Tuesday, August 04, 2009
Oxford academic brings music to Dover Castle
An Oxford academic has played a key part in the new installation in The Great Tower at Dover Castle, which launched last weekend.
Alexandra Buckle, a junior research fellow in the Music Faculty at Oxford University, was employed by English Heritage as a music consultant for the project.
The Tower was lavished with money by Henry II to show off to pilgrims coming over from France to visit Thomas Becket’s shrine at Canterbury. He spent more money on Dover Castle than any other castle and now it has undergone a £2.45m restoration.
The new installation is full of colour and all the furniture is based on contemporary manuscript images. Last Saturday images of motifs inside the castle were projected on its 100ft walls.
Alexandra Buckle said: "This is the first time English Heritage have employed a special music consultant alongside a team of historians and it is great to see music being incorporated into the installation.
"There is a feel of theatre as one walks through the Great Tower, from the Pepper’s Ghosts (costume interpreters who are filmed and projected onto transparent material) to music playing, and voices talking. There are also two contemporary musical instruments on show and two places where music is piped through."

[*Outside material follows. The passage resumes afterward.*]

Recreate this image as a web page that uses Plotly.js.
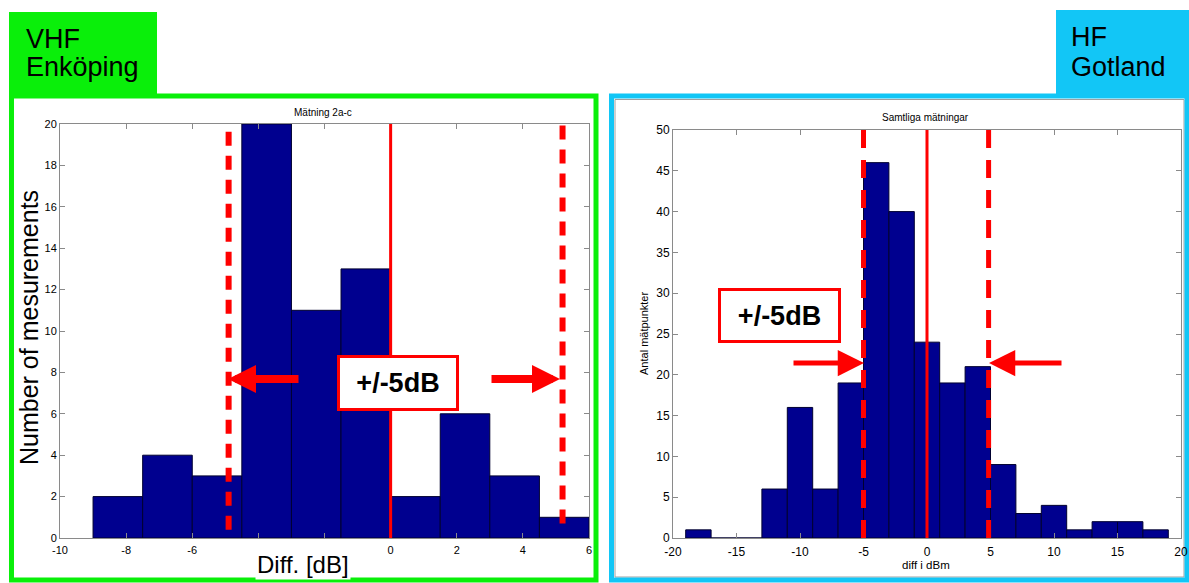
<!DOCTYPE html>
<html>
<head>
<meta charset="utf-8">
<script src="https://cdn.plot.ly/plotly-3.0.1.min.js"></script>
<style>html,body{margin:0;padding:0;background:#fff;}#chart{width:1189px;height:583px;}</style>
</head>
<body>
<div id="chart"></div>
<script>
// ---------- data ----------
// Left panel: VHF Enköping, "Mätning 2a-c" (bin width 1.5 dB)
const vhfBinCenters = [-8.25, -6.75, -5.25, -3.75, -2.25, -0.75, 0.75, 2.25, 3.75, 5.25];
const vhfCounts     = [2, 4, 3, 20, 11, 13, 2, 6, 3, 1];
const vhfBinWidth   = 1.5;
const vhfTickVals   = [-10, -8, -6, -4, -2, 0, 2, 4, 6];
// -4 and -2 are hidden behind the "Diff. [dB]" label in the original
const vhfTickText   = ['-10', '-8', '-6', '', '', '0', '2', '4', '6'];
const vhfYTicks     = [0, 2, 4, 6, 8, 10, 12, 14, 16, 18, 20];
const vhfLimits     = [-4.9, 5.2];   // hand-drawn ±5 dB markers

// Right panel: HF Gotland, "Samtliga mätningar" (bin width 2 dB)
const hfBinCenters = [-18, -16, -14, -12, -10, -8, -6, -4, -2, 0, 2, 4, 6, 8, 10, 12, 14, 16, 18];
const hfCounts     = [1, 0, 0, 6, 16, 6, 19, 46, 40, 24, 19, 21, 9, 3, 4, 1, 2, 2, 1];
const hfBinWidth   = 2;
const hfTickVals   = [-20, -15, -10, -5, 0, 5, 10, 15, 20];
const hfTickText   = ['-20', '-15', '-10', '-5', '0', '5', '10', '15', '20'];
const hfYTicks     = [0, 5, 10, 15, 20, 25, 30, 35, 40, 45, 50];
const hfLimits     = [-5, 4.85];

// ---------- layout helpers ----------
const W = 1189, H = 583;
const px = x => x / W;
const py = y => 1 - y / H;
const FONT = 'Liberation Sans, Arial, sans-serif';
const BAR = '#00008f';
const RED = '#ff0000';
const GREEN = '#0aef0a';
const CYAN = '#12c6f6';

const traces = [
  {
    type: 'bar', x: vhfBinCenters, y: vhfCounts, width: vhfBinWidth,
    marker: {color: BAR, line: {color: '#000030', width: 1}},
    xaxis: 'x', yaxis: 'y', hoverinfo: 'x+y', showlegend: false
  },
  {
    type: 'bar', x: hfBinCenters, y: hfCounts, width: hfBinWidth,
    marker: {color: BAR, line: {color: '#000030', width: 1}},
    xaxis: 'x2', yaxis: 'y2', hoverinfo: 'x+y', showlegend: false
  }
];

const axisCommon = {
  showgrid: false, zeroline: false, showline: true, mirror: 'ticks',
  linecolor: '#8a8a8a', linewidth: 1, ticks: 'inside', ticklen: 5,
  tickcolor: '#8a8a8a', tickfont: {family: FONT, color: '#000'}
};

const layout = {
  width: W, height: H,
  margin: {l: 0, r: 0, t: 0, b: 0},
  paper_bgcolor: '#fff', plot_bgcolor: '#fff',
  bargap: 0, showlegend: false,
  xaxis: Object.assign({}, axisCommon, {
    domain: [px(60), px(589)], range: [-10, 6], anchor: 'y',
    tickmode: 'array', tickvals: vhfTickVals, ticktext: vhfTickText,
    ticklabelstandoff: 2,
    tickfont: {family: FONT, size: 11, color: '#000'}
  }),
  yaxis: Object.assign({}, axisCommon, {
    domain: [py(538), py(124)], range: [0, 20], anchor: 'x',
    tickmode: 'array', tickvals: vhfYTicks,
    tickfont: {family: FONT, size: 11, color: '#000'}
  }),
  xaxis2: Object.assign({}, axisCommon, {
    domain: [px(673), px(1181)], range: [-20, 20], anchor: 'y2',
    tickmode: 'array', tickvals: hfTickVals, ticktext: hfTickText,
    ticklabelstandoff: 3,
    tickfont: {family: FONT, size: 12, color: '#000'}
  }),
  yaxis2: Object.assign({}, axisCommon, {
    domain: [py(538), py(130)], range: [0, 50], anchor: 'x2',
    tickmode: 'array', tickvals: hfYTicks,
    tickfont: {family: FONT, size: 12, color: '#000'}
  }),
  shapes: [
    // panel frames
    {type: 'rect', xref: 'paper', yref: 'paper', x0: px(11.5), x1: px(596), y0: py(580), y1: py(96),
     line: {color: GREEN, width: 5}, layer: 'below'},
    {type: 'rect', xref: 'paper', yref: 'paper', x0: px(615), x1: px(1184), y0: py(577), y1: py(99.5),
     line: {color: '#a0a0a0', width: 1}, layer: 'below'},
    {type: 'rect', xref: 'paper', yref: 'paper', x0: px(611.5), x1: px(1187), y0: py(580), y1: py(96),
     line: {color: CYAN, width: 5}, layer: 'below'},
    // label boxes
    {type: 'rect', xref: 'paper', yref: 'paper', x0: px(9), x1: px(157), y0: py(96), y1: py(12),
     fillcolor: GREEN, line: {width: 0}, layer: 'below'},
    {type: 'rect', xref: 'paper', yref: 'paper', x0: px(1056), x1: px(1189), y0: py(96), y1: py(10),
     fillcolor: CYAN, line: {width: 0}, layer: 'below'},
    // left chart markers
    {type: 'line', xref: 'x', yref: 'y', x0: 0, x1: 0, y0: 0, y1: 20, line: {color: RED, width: 3}},
    {type: 'line', xref: 'x', yref: 'y', x0: vhfLimits[0], x1: vhfLimits[0], y0: 0.4, y1: 20,
     line: {color: RED, width: 6, dash: '14px,10px'}},
    {type: 'line', xref: 'x', yref: 'y', x0: vhfLimits[1], x1: vhfLimits[1], y0: 0.7, y1: 20,
     line: {color: RED, width: 6, dash: '14px,10px'}},
    // right chart markers
    {type: 'line', xref: 'x2', yref: 'y2', x0: 0, x1: 0, y0: 0, y1: 50, line: {color: RED, width: 3}},
    {type: 'line', xref: 'x2', yref: 'y2', x0: hfLimits[0], x1: hfLimits[0], y0: 0, y1: 50,
     line: {color: RED, width: 5, dash: '18px,12px'}},
    {type: 'line', xref: 'x2', yref: 'y2', x0: hfLimits[1], x1: hfLimits[1], y0: 0, y1: 50,
     line: {color: RED, width: 5, dash: '18px,12px'}}
  ],
  annotations: [
    // panel labels
    {xref: 'paper', yref: 'paper', x: px(24), y: py(39), xanchor: 'left', yanchor: 'middle', showarrow: false,
     text: 'VHF', font: {family: FONT, size: 27, color: '#000'}},
    {xref: 'paper', yref: 'paper', x: px(24), y: py(67), xanchor: 'left', yanchor: 'middle', showarrow: false,
     text: 'Enköping', font: {family: FONT, size: 27, color: '#000'}},
    {xref: 'paper', yref: 'paper', x: px(1069), y: py(37), xanchor: 'left', yanchor: 'middle', showarrow: false,
     text: 'HF', font: {family: FONT, size: 27, color: '#000'}},
    {xref: 'paper', yref: 'paper', x: px(1069), y: py(67), xanchor: 'left', yanchor: 'middle', showarrow: false,
     text: 'Gotland', font: {family: FONT, size: 27, color: '#000'}},
    // chart titles
    {xref: 'paper', yref: 'paper', x: px(323), y: py(112), xanchor: 'center', yanchor: 'middle', showarrow: false,
     text: 'Mätning 2a-c', font: {family: FONT, size: 10, color: '#000'}},
    {xref: 'paper', yref: 'paper', x: px(926), y: py(117), xanchor: 'center', yanchor: 'middle', showarrow: false,
     text: 'Samtliga mätningar', font: {family: FONT, size: 10, color: '#000'}},
    // axis titles
    {xref: 'paper', yref: 'paper', x: px(29), y: py(328), xanchor: 'center', yanchor: 'middle', showarrow: false,
     textangle: -90, text: 'Number of mesurements', font: {family: FONT, size: 25, color: '#000'}},
    {xref: 'paper', yref: 'paper', x: px(303), y: py(564), xanchor: 'center', yanchor: 'middle', showarrow: false,
     bgcolor: '#fff', text: 'Diff. [dB]', font: {family: FONT, size: 24, color: '#000'}},
    {xref: 'paper', yref: 'paper', x: px(644), y: py(333), xanchor: 'center', yanchor: 'middle', showarrow: false,
     textangle: -90, text: 'Antal mätpunkter', font: {family: FONT, size: 11, color: '#000'}},
    {xref: 'paper', yref: 'paper', x: px(926), y: py(565), xanchor: 'center', yanchor: 'middle', showarrow: false,
     text: 'diff i dBm', font: {family: FONT, size: 11.5, color: '#000'}},
    // ±5 dB boxes
    {xref: 'paper', yref: 'paper', x: px(398), y: py(383), xanchor: 'center', yanchor: 'middle', showarrow: false,
     text: '<b>+/-5dB</b>', font: {family: FONT, size: 27, color: '#000'},
     bgcolor: '#fff', bordercolor: RED, borderwidth: 3, borderpad: 0, width: 116, height: 50},
    {xref: 'paper', yref: 'paper', x: px(779.5), y: py(315.5), xanchor: 'center', yanchor: 'middle', showarrow: false,
     text: '<b>+/-5dB</b>', font: {family: FONT, size: 27, color: '#000'},
     bgcolor: '#fff', bordercolor: RED, borderwidth: 3, borderpad: 0, width: 117, height: 49},
    // arrows (left chart)
    {xref: 'paper', yref: 'paper', x: px(228), y: py(379), ax: 72, ay: 0, text: '', showarrow: true,
     arrowhead: 2, arrowsize: 0.7, arrowwidth: 8, arrowcolor: RED, standoff: 0},
    {xref: 'paper', yref: 'paper', x: px(560), y: py(379), ax: -70, ay: 0, text: '', showarrow: true,
     arrowhead: 2, arrowsize: 0.7, arrowwidth: 8, arrowcolor: RED, standoff: 0},
    // arrows (right chart)
    {xref: 'paper', yref: 'paper', x: px(864), y: py(363), ax: -72, ay: 0, text: '', showarrow: true,
     arrowhead: 2, arrowsize: 1.05, arrowwidth: 5, arrowcolor: RED, standoff: 0},
    {xref: 'paper', yref: 'paper', x: px(989), y: py(363), ax: 74, ay: 0, text: '', showarrow: true,
     arrowhead: 2, arrowsize: 1.05, arrowwidth: 5, arrowcolor: RED, standoff: 0}
  ]
};

Plotly.newPlot('chart', traces, layout, {displayModeBar: false, staticPlot: true});
</script>
</body>
</html>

Visitors see a chapel as they enter the Tower and are greeted by a ‘ghost’ chaplain talking. Upstairs in the main part of the Tower is the King’s Hall and King’s Chamber. There is a musical instrument displayed there to reflect the relaxed nature of this room, made following contemporary designs.
"You can also imagine how Henry and his courtiers may have sat and listened to music or even played it," said Alexandra Buckle. "There were important developments in string playing and lyric poetry in this period (1150–1200) and it is great to see a string instrument incorporated into the scheme. At this time, there was no French or English music – the music was of the Angevin Court – and so lots of the big developments in secular music and string playing, principally begun on the continent, made their way to England. This is not surprising as Henry II was married to Eleanore of Aquitaine, a lifelong patron of the troubadours and someone who is credited with spreading the influence of the troubadours to England. Therefore we hear troubadour music in the Guest Hall downstairs, reflecting this."
There is a harp displayed in the Guest Chamber, which is sturdier than the other instrument on display and is not fixed to the table. Children are allowed to pick it up so they can engage with the era.
Alexandra Buckle said: "I am so pleased to have been involved in this scheme and hope English Heritage will continue to value the role of music in medieval society and in their new installations. Music – sacred and secular – was, after all, an indispensable part of such a building, and society, at this time."